DESCRIPTION OF THE TASK | Retype the records below from their first line through the line holding "from matplotlib.patches import Rectangle", including both ends and no pictures.

** Start of DATA SECTION **

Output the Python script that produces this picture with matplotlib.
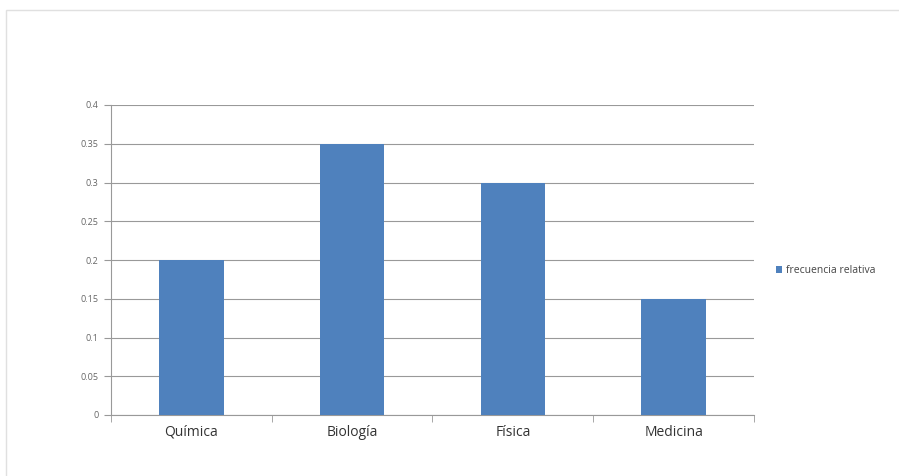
import matplotlib
matplotlib.use("Agg")
import matplotlib.pyplot as plt
from matplotlib.patches import Rectangle

categorias = ["Química", "Biología", "Física", "Medicina"]
frecuencia_relativa = [0.2, 0.35, 0.3, 0.15]
yticks = [0, 0.05, 0.1, 0.15, 0.2, 0.25, 0.3, 0.35, 0.4]
ytick_labels = ["0", "0.05", "0.1", "0.15", "0.2", "0.25", "0.3", "0.35", "0.4"]

plt.rcParams['font.family'] = ['Open Sans', 'DejaVu Sans']

fig = plt.figure(figsize=(8.99, 4.76), dpi=100)
# light frame round the chart area
fig.patches.append(Rectangle((6 / 899, -0.05), 1.0, 1.05 - 10 / 476, transform=fig.transFigure,
                             fill=False, edgecolor="#e0e0e0", linewidth=1.0))

ax = fig.add_axes([111 / 899, 61 / 476, 643 / 899, 310 / 476])
x = list(range(len(categorias)))
ax.bar(x, frecuencia_relativa, width=0.4, color="#4F81BD", zorder=3,
       label="frecuencia relativa")

ax.set_xlim(-0.5, len(categorias) - 0.5)
ax.set_ylim(0, 0.4)
ax.set_yticks(yticks)
ax.set_yticklabels(ytick_labels, fontsize=6.5, color="#666666")
ax.set_xticks(x)
ax.set_xticklabels(categorias, fontsize=10, color="#333333")
ax.tick_params(axis="x", length=0, pad=7)
ax.tick_params(axis="y", length=5, color="#999999", pad=4)
# boundary ticks between categories
ax.set_xticks([i - 0.5 for i in range(len(categorias) + 1)], minor=True)
ax.tick_params(axis="x", which="minor", length=5, color="#999999")

ax.grid(axis="y", color="#999999", linewidth=0.8, zorder=0)
for side in ["top", "right"]:
    ax.spines[side].set_visible(False)
ax.spines["left"].set_color("#999999")
ax.spines["bottom"].set_color("#999999")

ax.legend(loc="center left", bbox_to_anchor=(1.02, 0.465), frameon=False,
          fontsize=7.5, handlelength=0.6, handleheight=0.6, handletextpad=0.3,
          labelcolor="#444444")

fig.savefig("out.png", dpi=100)
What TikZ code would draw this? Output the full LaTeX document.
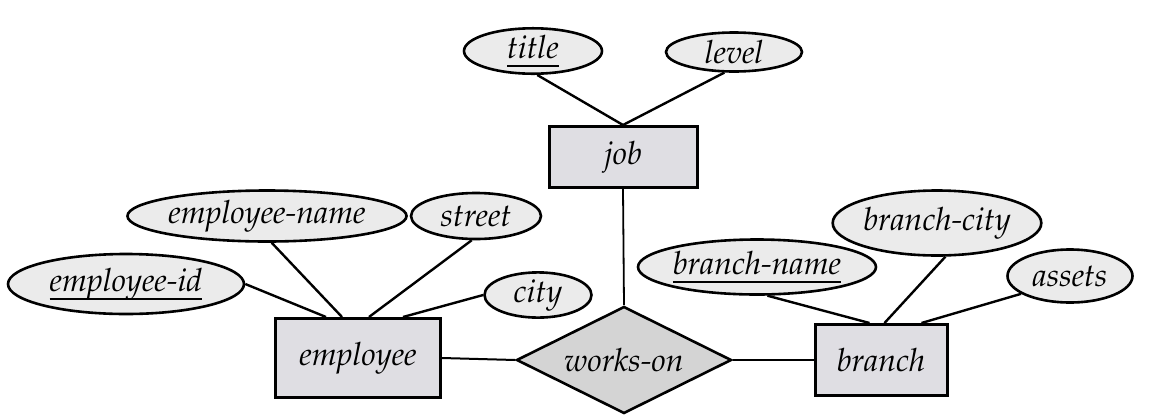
\documentclass[tikz,border=0pt]{standalone}
\usepackage[T1]{fontenc}
\usepackage{mathpazo}
\usetikzlibrary{shapes.geometric,calc}
\definecolor{attrgray}{HTML}{EBEBEB}
\definecolor{entgray}{HTML}{DFDEE3}
\definecolor{relgray}{HTML}{D4D4D4}
\newcommand{\keyattr}[1]{\setbox0\hbox{#1}\rlap{\rule[-9pt]{\wd0}{2.4pt}}\box0}
\begin{document}
\begin{tikzpicture}[x=1pt,y=-1pt,
    font=\fontsize{32}{38}\selectfont\itshape,
    attr/.style={ellipse,draw,fill=attrgray,line width=2.6pt,inner sep=0pt},
    entity/.style={rectangle,draw,fill=entgray,line width=3pt,inner sep=0pt},
    rel/.style={diamond,draw,fill=relgray,line width=2.6pt,inner sep=0pt,aspect=2},
    link/.style={line width=2.4pt}]
  \useasboundingbox (0,0) rectangle (1149,416);
  \node[entity,minimum width=165pt,minimum height=79pt] (emp) at (358,358) {employee};
  \node[entity,minimum width=148pt,minimum height=61pt] (job) at (623,157) {job};
  \node[entity,minimum width=132pt,minimum height=71pt] (branch) at (881,360) {branch};
  \node[rel,minimum width=215pt,minimum height=107pt] (works) at (624,360) {works-on};
  \node[attr,minimum width=236pt,minimum height=60pt] (eid) at (126,284) {\keyattr{employee-id}};
  \node[attr,minimum width=231pt,minimum height=51pt] (ename) at (267,216) {employee-name};
  \node[attr,minimum width=130pt,minimum height=46pt] (street) at (476,216) {street};
  \node[attr,minimum width=107pt,minimum height=42pt] (city) at (538,295) {city};
  \node[attr,minimum width=138pt,minimum height=40pt] (title) at (533,51) {\keyattr{title}};
  \node[attr,minimum width=136pt,minimum height=39pt] (level) at (734,52) {level};
  \node[attr,minimum width=220pt,minimum height=55pt] (bname) at (757,267) {\keyattr{branch-name}};
  \node[attr,minimum width=189pt,minimum height=65pt] (bcity) at (937,223) {branch-city};
  \node[attr,minimum width=125pt,minimum height=53pt] (assets) at (1070,276) {assets};
  \draw[link] (eid.east) -- ($(emp.north west)+(52,0)$);
  \draw[link] (ename.-80) -- ($(emp.north west)+(68,0)$);
  \draw[link] (street.-100) -- ($(emp.north west)+(95,0)$);
  \draw[link] (city.west) -- ($(emp.north west)+(129,0)$);
  \draw[link] (title.-80) -- (job.north);
  \draw[link] (level.-115) -- (job.north);
  \draw[link] (bname.-70) -- ($(branch.north west)+(56,0)$);
  \draw[link] (bcity.-76) -- ($(branch.north west)+(71,0)$);
  \draw[link] (assets.200) -- ($(branch.north west)+(108,0)$);
  \draw[line width=1.8pt] (job.south) -- (works.north);
  \draw[line width=2pt] (emp.east) -- (works.west);
  \draw[line width=2pt] (works.east) -- (branch.west);
\end{tikzpicture}
\end{document}
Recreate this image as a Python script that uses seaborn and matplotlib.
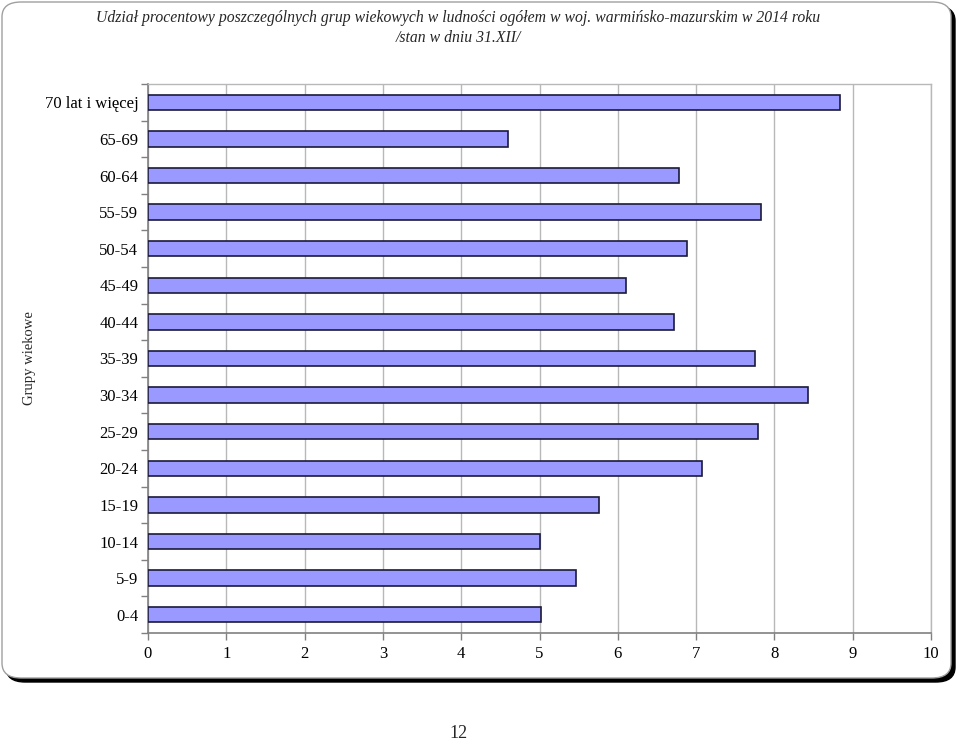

** End of DATA SECTION **

SOLUTION FOR THIS EXERCISE |
Output the Python script that produces this picture with matplotlib.
import matplotlib
matplotlib.use("Agg")
import matplotlib.pyplot as plt
from matplotlib.patches import Rectangle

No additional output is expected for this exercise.